** Begin Data extract **
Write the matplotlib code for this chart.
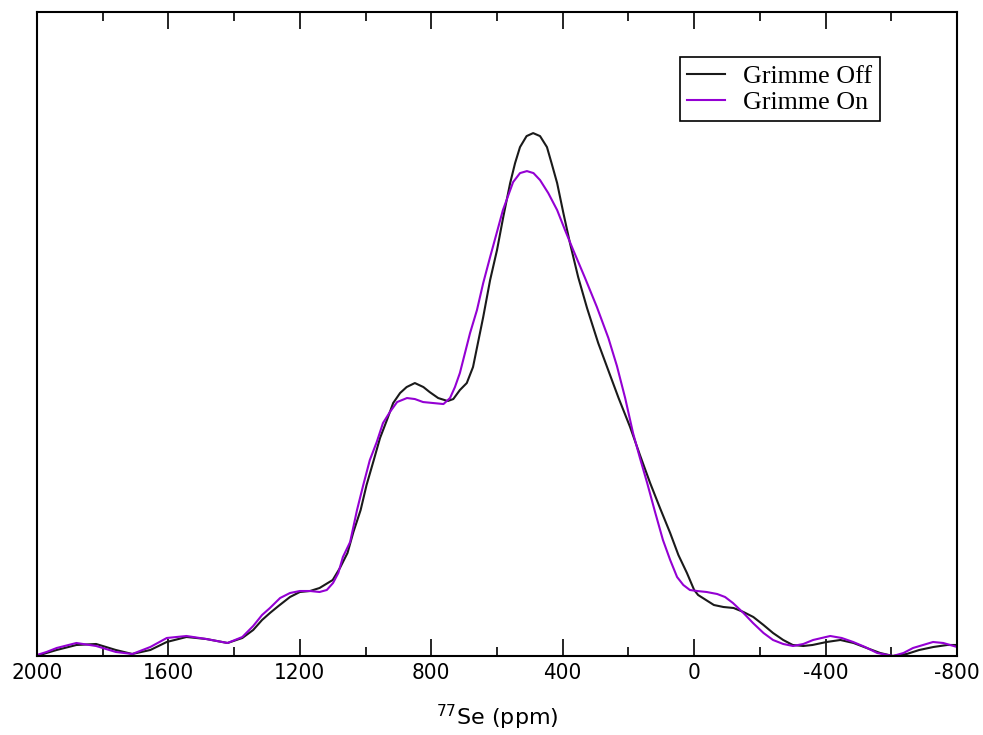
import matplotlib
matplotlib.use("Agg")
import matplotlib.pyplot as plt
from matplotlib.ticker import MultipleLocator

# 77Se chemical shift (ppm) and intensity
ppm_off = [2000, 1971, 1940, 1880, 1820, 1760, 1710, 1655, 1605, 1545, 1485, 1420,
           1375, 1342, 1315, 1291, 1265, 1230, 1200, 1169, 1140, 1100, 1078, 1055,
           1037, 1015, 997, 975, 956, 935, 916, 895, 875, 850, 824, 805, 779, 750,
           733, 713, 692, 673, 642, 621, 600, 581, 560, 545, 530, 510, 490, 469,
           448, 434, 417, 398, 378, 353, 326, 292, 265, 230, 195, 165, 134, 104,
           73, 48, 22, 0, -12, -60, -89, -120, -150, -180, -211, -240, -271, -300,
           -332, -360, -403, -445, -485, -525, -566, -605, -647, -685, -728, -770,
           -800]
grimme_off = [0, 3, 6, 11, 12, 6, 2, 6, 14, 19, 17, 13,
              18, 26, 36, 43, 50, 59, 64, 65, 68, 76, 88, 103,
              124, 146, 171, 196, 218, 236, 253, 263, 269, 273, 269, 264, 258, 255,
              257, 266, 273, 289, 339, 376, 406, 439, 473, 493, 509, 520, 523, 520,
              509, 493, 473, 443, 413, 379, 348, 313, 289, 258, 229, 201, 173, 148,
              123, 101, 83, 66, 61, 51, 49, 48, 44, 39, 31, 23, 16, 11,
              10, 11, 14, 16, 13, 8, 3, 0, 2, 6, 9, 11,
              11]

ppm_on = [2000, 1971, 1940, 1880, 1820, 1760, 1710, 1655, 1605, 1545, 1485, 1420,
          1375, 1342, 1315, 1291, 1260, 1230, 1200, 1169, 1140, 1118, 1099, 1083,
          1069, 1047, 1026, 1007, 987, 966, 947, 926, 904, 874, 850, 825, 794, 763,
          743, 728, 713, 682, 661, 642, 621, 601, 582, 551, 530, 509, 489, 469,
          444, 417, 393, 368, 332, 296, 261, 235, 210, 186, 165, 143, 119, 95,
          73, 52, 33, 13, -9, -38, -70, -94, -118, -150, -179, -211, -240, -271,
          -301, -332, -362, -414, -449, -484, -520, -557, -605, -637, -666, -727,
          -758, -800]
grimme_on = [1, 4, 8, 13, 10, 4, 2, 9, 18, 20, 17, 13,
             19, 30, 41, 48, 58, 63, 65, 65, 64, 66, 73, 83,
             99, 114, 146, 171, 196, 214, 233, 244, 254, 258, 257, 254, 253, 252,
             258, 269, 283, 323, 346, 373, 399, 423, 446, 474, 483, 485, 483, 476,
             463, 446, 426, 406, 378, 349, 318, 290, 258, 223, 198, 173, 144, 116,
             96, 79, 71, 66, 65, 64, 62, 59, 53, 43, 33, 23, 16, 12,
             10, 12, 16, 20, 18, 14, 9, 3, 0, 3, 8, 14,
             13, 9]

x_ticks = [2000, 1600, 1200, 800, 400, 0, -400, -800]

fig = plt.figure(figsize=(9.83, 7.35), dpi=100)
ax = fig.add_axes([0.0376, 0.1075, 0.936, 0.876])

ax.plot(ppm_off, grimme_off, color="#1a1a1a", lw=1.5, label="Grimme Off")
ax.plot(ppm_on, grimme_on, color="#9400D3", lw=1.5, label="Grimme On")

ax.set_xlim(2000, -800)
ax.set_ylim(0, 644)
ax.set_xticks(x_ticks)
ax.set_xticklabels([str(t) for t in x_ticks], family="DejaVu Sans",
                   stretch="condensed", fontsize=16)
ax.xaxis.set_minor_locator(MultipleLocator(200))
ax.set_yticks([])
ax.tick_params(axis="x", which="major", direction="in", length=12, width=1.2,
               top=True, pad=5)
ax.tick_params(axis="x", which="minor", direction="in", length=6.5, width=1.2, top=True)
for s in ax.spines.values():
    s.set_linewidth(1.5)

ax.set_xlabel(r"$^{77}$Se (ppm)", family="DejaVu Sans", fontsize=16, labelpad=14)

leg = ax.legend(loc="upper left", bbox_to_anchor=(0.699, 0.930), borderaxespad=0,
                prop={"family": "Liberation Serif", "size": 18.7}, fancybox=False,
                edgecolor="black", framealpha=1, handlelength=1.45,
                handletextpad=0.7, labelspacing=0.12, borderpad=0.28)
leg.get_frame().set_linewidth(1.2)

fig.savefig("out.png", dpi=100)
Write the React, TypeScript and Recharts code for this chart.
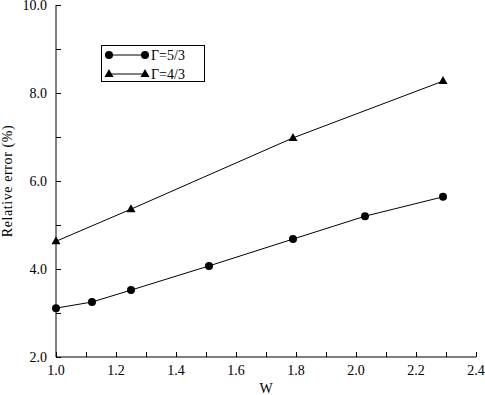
** End Data extract **
Task objective
Output every entry exactly as given; pictures are not part of the copy.

Written response
Write the matplotlib code for this chart.
import matplotlib
matplotlib.use("Agg")
import matplotlib.pyplot as plt
from matplotlib.ticker import MultipleLocator

# 77Se chemical shift (ppm) and intensity
ppm_off = [2000, 1971, 1940, 1880, 1820, 1760, 1710, 1655, 1605, 1545, 1485, 1420,
           1375, 1342, 1315, 1291, 1265, 1230, 1200, 1169, 1140, 1100, 1078, 1055,
           1037, 1015, 997, 975, 956, 935, 916, 895, 875, 850, 824, 805, 779, 750,
           733, 713, 692, 673, 642, 621, 600, 581, 560, 545, 530, 510, 490, 469,
           448, 434, 417, 398, 378, 353, 326, 292, 265, 230, 195, 165, 134, 104,
           73, 48, 22, 0, -12, -60, -89, -120, -150, -180, -211, -240, -271, -300,
           -332, -360, -403, -445, -485, -525, -566, -605, -647, -685, -728, -770,
           -800]
grimme_off = [0, 3, 6, 11, 12, 6, 2, 6, 14, 19, 17, 13,
              18, 26, 36, 43, 50, 59, 64, 65, 68, 76, 88, 103,
              124, 146, 171, 196, 218, 236, 253, 263, 269, 273, 269, 264, 258, 255,
              257, 266, 273, 289, 339, 376, 406, 439, 473, 493, 509, 520, 523, 520,
              509, 493, 473, 443, 413, 379, 348, 313, 289, 258, 229, 201, 173, 148,
              123, 101, 83, 66, 61, 51, 49, 48, 44, 39, 31, 23, 16, 11,
              10, 11, 14, 16, 13, 8, 3, 0, 2, 6, 9, 11,
              11]

ppm_on = [2000, 1971, 1940, 1880, 1820, 1760, 1710, 1655, 1605, 1545, 1485, 1420,
          1375, 1342, 1315, 1291, 1260, 1230, 1200, 1169, 1140, 1118, 1099, 1083,
          1069, 1047, 1026, 1007, 987, 966, 947, 926, 904, 874, 850, 825, 794, 763,
          743, 728, 713, 682, 661, 642, 621, 601, 582, 551, 530, 509, 489, 469,
          444, 417, 393, 368, 332, 296, 261, 235, 210, 186, 165, 143, 119, 95,
          73, 52, 33, 13, -9, -38, -70, -94, -118, -150, -179, -211, -240, -271,
          -301, -332, -362, -414, -449, -484, -520, -557, -605, -637, -666, -727,
          -758, -800]
grimme_on = [1, 4, 8, 13, 10, 4, 2, 9, 18, 20, 17, 13,
             19, 30, 41, 48, 58, 63, 65, 65, 64, 66, 73, 83,
             99, 114, 146, 171, 196, 214, 233, 244, 254, 258, 257, 254, 253, 252,
             258, 269, 283, 323, 346, 373, 399, 423, 446, 474, 483, 485, 483, 476,
             463, 446, 426, 406, 378, 349, 318, 290, 258, 223, 198, 173, 144, 116,
             96, 79, 71, 66, 65, 64, 62, 59, 53, 43, 33, 23, 16, 12,
             10, 12, 16, 20, 18, 14, 9, 3, 0, 3, 8, 14,
             13, 9]

x_ticks = [2000, 1600, 1200, 800, 400, 0, -400, -800]

fig = plt.figure(figsize=(9.83, 7.35), dpi=100)
ax = fig.add_axes([0.0376, 0.1075, 0.936, 0.876])

ax.plot(ppm_off, grimme_off, color="#1a1a1a", lw=1.5, label="Grimme Off")
ax.plot(ppm_on, grimme_on, color="#9400D3", lw=1.5, label="Grimme On")

ax.set_xlim(2000, -800)
ax.set_ylim(0, 644)
ax.set_xticks(x_ticks)
ax.set_xticklabels([str(t) for t in x_ticks], family="DejaVu Sans",
                   stretch="condensed", fontsize=16)
ax.xaxis.set_minor_locator(MultipleLocator(200))
ax.set_yticks([])
ax.tick_params(axis="x", which="major", direction="in", length=12, width=1.2,
               top=True, pad=5)
ax.tick_params(axis="x", which="minor", direction="in", length=6.5, width=1.2, top=True)
for s in ax.spines.values():
    s.set_linewidth(1.5)

ax.set_xlabel(r"$^{77}$Se (ppm)", family="DejaVu Sans", fontsize=16, labelpad=14)

leg = ax.legend(loc="upper left", bbox_to_anchor=(0.699, 0.930), borderaxespad=0,
                prop={"family": "Liberation Serif", "size": 18.7}, fancybox=False,
                edgecolor="black", framealpha=1, handlelength=1.45,
                handletextpad=0.7, labelspacing=0.12, borderpad=0.28)
leg.get_frame().set_linewidth(1.2)

fig.savefig("out.png", dpi=100)
Write the React, TypeScript and Recharts code for this chart.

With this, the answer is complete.